After a long winter, farmers found frozen ground holding them back. Now with rain covering northeastern South Dakota, fields are filling up, and farmers are waiting.
"It's been tough. We've come off the coldest winter in decades. It was pretty dry, so frost was really deep this year. Spring has been pretty cool. We haven't seen many 80 degree days," Wheat Growers Producer Marketing Manager, Travis Antonsen said.
Usually South Dakota farmers thirst for rain, but right now the timing is off. "In South Dakota it's hard to not wish for moisture. We're only a few days from a drought it feels like.
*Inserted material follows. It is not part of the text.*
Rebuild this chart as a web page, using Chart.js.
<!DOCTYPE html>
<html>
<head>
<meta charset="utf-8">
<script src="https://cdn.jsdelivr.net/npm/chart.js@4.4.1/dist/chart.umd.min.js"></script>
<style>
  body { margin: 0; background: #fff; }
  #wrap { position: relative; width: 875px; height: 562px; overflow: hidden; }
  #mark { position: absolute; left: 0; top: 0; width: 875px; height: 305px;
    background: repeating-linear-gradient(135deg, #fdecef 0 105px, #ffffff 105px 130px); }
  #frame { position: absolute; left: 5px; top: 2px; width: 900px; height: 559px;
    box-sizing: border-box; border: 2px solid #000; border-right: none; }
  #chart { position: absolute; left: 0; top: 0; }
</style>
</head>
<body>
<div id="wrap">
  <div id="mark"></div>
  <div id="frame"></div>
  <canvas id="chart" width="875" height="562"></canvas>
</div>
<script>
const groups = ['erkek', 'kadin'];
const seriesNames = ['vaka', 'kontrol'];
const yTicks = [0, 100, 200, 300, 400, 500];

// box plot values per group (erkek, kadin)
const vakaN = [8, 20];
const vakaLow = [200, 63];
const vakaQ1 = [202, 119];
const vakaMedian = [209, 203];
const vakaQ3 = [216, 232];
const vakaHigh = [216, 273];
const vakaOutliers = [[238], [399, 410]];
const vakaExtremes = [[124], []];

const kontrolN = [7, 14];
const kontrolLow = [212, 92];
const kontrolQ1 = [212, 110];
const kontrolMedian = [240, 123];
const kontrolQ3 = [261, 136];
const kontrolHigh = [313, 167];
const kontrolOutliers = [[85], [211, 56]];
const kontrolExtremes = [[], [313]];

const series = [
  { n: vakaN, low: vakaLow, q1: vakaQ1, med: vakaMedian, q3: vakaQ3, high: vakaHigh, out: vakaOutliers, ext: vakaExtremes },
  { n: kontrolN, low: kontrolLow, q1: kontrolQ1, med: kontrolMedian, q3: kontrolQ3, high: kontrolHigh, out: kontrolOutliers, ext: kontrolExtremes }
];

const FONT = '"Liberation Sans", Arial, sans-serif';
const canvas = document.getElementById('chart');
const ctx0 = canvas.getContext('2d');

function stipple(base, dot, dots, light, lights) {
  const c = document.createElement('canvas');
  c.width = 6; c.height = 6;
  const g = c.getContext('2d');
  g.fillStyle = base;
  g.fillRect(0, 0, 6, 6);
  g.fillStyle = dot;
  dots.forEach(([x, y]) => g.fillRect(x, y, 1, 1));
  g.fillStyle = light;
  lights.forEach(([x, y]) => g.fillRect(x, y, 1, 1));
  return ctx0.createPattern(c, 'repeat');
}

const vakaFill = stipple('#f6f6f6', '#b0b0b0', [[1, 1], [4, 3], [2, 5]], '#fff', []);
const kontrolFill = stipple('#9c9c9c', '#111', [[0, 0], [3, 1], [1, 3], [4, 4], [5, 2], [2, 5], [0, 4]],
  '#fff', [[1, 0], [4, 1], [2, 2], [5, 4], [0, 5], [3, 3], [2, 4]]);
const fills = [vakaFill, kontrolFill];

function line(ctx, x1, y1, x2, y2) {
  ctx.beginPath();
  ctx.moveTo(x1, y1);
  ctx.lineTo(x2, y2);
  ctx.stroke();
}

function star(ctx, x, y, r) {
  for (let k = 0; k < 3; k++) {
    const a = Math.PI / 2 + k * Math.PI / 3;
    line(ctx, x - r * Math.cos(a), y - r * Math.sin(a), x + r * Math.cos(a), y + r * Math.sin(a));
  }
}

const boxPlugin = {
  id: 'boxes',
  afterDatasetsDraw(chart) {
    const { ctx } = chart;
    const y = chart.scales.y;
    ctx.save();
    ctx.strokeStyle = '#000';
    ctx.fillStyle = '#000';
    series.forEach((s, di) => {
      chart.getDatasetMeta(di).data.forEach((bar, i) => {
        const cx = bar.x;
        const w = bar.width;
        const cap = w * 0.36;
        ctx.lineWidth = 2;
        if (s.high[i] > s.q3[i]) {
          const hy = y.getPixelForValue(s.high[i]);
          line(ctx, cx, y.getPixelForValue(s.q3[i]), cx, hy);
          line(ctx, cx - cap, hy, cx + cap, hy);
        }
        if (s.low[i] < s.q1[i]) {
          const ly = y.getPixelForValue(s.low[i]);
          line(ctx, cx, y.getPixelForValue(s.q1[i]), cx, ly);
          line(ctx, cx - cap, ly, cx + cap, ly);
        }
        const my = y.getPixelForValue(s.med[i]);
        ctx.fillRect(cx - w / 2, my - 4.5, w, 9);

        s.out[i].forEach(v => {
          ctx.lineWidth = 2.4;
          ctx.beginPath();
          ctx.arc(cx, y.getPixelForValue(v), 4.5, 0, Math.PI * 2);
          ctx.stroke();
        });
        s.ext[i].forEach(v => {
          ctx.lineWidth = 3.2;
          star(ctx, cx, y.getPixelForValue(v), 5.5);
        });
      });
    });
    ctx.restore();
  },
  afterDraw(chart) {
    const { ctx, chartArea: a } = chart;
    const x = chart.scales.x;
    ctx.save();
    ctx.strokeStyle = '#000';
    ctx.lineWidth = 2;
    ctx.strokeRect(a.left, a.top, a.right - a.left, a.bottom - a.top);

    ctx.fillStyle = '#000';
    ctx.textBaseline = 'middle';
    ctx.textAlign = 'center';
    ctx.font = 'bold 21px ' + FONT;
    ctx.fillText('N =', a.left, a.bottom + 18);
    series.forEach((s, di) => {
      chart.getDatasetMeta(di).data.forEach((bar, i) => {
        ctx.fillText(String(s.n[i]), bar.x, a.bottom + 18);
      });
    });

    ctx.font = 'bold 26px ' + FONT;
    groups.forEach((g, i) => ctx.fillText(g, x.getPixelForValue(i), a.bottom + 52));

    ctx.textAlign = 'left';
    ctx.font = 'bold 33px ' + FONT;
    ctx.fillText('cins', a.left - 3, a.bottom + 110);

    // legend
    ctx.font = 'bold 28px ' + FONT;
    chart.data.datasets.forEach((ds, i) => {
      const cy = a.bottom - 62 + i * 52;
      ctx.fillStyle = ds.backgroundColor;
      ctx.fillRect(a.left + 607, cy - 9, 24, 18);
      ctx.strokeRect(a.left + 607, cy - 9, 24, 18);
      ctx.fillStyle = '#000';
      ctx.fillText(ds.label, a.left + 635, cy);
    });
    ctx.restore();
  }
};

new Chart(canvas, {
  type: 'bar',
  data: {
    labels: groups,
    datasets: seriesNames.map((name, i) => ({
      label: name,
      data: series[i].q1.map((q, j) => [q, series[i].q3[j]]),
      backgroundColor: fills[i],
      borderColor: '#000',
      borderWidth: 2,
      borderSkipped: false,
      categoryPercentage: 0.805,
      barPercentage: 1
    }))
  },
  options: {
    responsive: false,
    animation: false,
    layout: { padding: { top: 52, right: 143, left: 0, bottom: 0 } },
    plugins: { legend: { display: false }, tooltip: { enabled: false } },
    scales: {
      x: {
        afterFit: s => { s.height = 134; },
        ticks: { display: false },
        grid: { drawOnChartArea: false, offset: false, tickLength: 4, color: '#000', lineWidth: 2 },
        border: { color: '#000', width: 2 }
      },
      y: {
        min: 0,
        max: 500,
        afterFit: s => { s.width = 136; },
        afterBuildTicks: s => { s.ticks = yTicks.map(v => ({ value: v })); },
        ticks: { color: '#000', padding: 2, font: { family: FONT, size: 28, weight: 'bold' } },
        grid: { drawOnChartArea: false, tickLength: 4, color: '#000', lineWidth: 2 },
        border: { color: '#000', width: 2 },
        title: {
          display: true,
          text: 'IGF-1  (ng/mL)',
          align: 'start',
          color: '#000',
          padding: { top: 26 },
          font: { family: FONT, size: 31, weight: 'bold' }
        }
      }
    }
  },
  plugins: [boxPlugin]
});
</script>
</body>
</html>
It's a balance, you want to get your crop in, but as soon as it's in you want that moisture to keep it going too," Antonsen said.
Late corn planting can mean a risk of frost damage in the fall, so if the rain doesn't stop, farmers will have to look at their options. "If it keeps raining guys will look at switching maturities and going to a shorter day corn, or they will possibly look at doing other crops such as soy beans," agronomist Steven Zemlicka said.
Depending on the field, a swap of crop can be done. "It has to do with the herbicide. If they have corn herbicide down already, it could injure the beans. If they don't have it down then there is no problem," Zemlicka said.
Though right now fields aren't looking too hot, we are still way ahead of last year. South Dakota has 52% of its corn fields completed right now, while last year at this time we only had 33%.
"We definitely need the rain to get us going. Right now we are sitting on an okay timeline, we're not getting too late. We still have a chance to get everything in," Zemlicka said.